Through surveys, the store got to know its potential clientele before it opened its doors, and continues to seek and use feedback to inform what they stock and how they run.

“We needed to fill a vacuum,” Curro says of the ideas that started the store. “Food desert is a cliché, but there is a gap.” That gap is in getting foods, especially local and natural foods, downtown. Having a store serves farmers, producers and consumers by providing a place for local transactions to take place on a daily basis, not just during the weekly farmers market.

Another goal of the grocery is to be an alternative shopping place for EBT—the money formerly known as food stamps. Last holiday season, the store gave an extra 10-percent discount to all EBT purchases in November and December. This will happen this year, too.

The Department of Social Services is one place the coop does outreach for customers who use EBT. It is also where the coop has found three of its eight staff members, who initially came to Mohawk Harvest through the DSS work requirement. They were such a good fit that they became paid workers.

“One of the reasons we don’t require member hours is to create jobs,” Curro says, referring to the different ways coops use members. Some offer discounts to members based on work requirements. Another membership benefit can be a rebate at the end of the year, based on the coop profits. Even without the work requirement, members log about 200 volunteer hours a month because they like to be involved in the store.

The economic mission of Mohawk Harvest is not focused on employment. The coop sees itself as part of a community agricultural network, something that can encourage sustainable farm practices by monetarily supporting them.

“I believe in giving a good price to producers,” says Curro. He buys the produce himself, in summer going twice weekly to the Mohawk Valley Produce Auction as part of a circuit that hits six farms. The investment is not just in fresh fruits and vegetables, however. “We wanted to give value-added producers an outlet for their talents, and boy did we tap into them.”

Touring the store, Curro points to local cheeses, meats, maple syrup, honey, North Creek chocolates, Buddhapesto, spices from Frontier, miso from Western Massachusetts, pancake mixes, Once Again nut butters. Curro roasts coffee onsite. Founding members make maple products and soap, and farmers have joined the coop, he says, after realizing the coop is part and parcel to their own missions. Shelves are filled with condiments and jams made very nearby, as well as flours milled and/or grown in New York state.

Curro, a native of Madison, Wis. (aka coop central), and a trained economist, knows that the store has a life and power beyond its front door. Hence the outreach efforts, and outreach to other potential markets for farmers.

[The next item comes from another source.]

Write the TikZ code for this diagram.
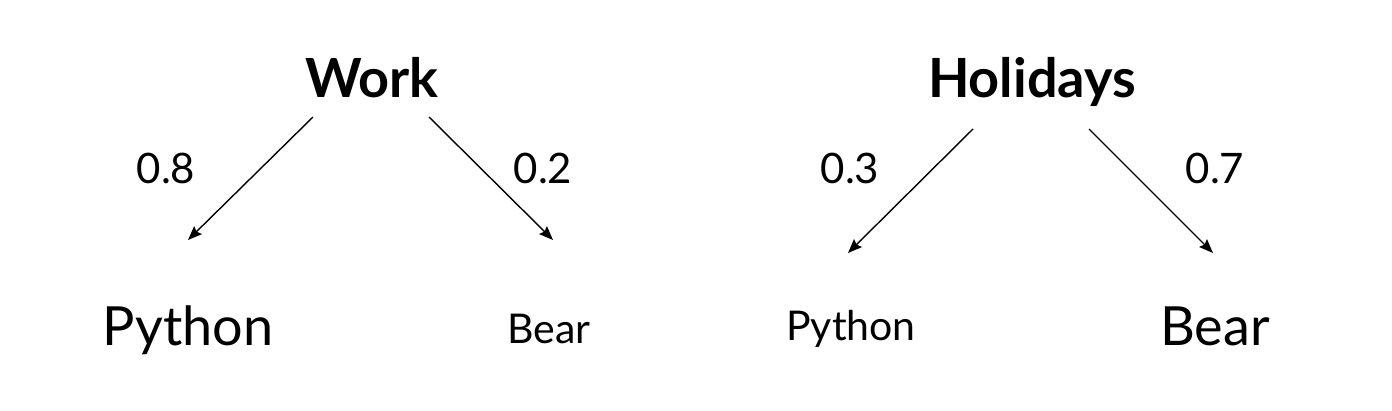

At the end of September, the third Harvest Dinner paired local chefs with local produce, and raised money for local food pantries. Throughout the year, Curro works with restaurants to make them aware of the foods that are available locally. Mohawk Harvest is partnering now with the hospital and other institutions on a project to help get local produce to these populations.

If farmers can sell more produce, says Curro, the coop can offer produce at a better price, too.

An ability to see the full circle of food eaters and makers has been a hallmark of this coop’s growth. Crystal Stewart, vegetable specialist with Cornell Cooperative Extension, sat on the board as the coop formed and grew. Her knowledge was instrumental in making farmer connections, and continues to be relevant. Stewart and others put together a guide to starting a locally scaled, local foods cooperative. This manual is available online.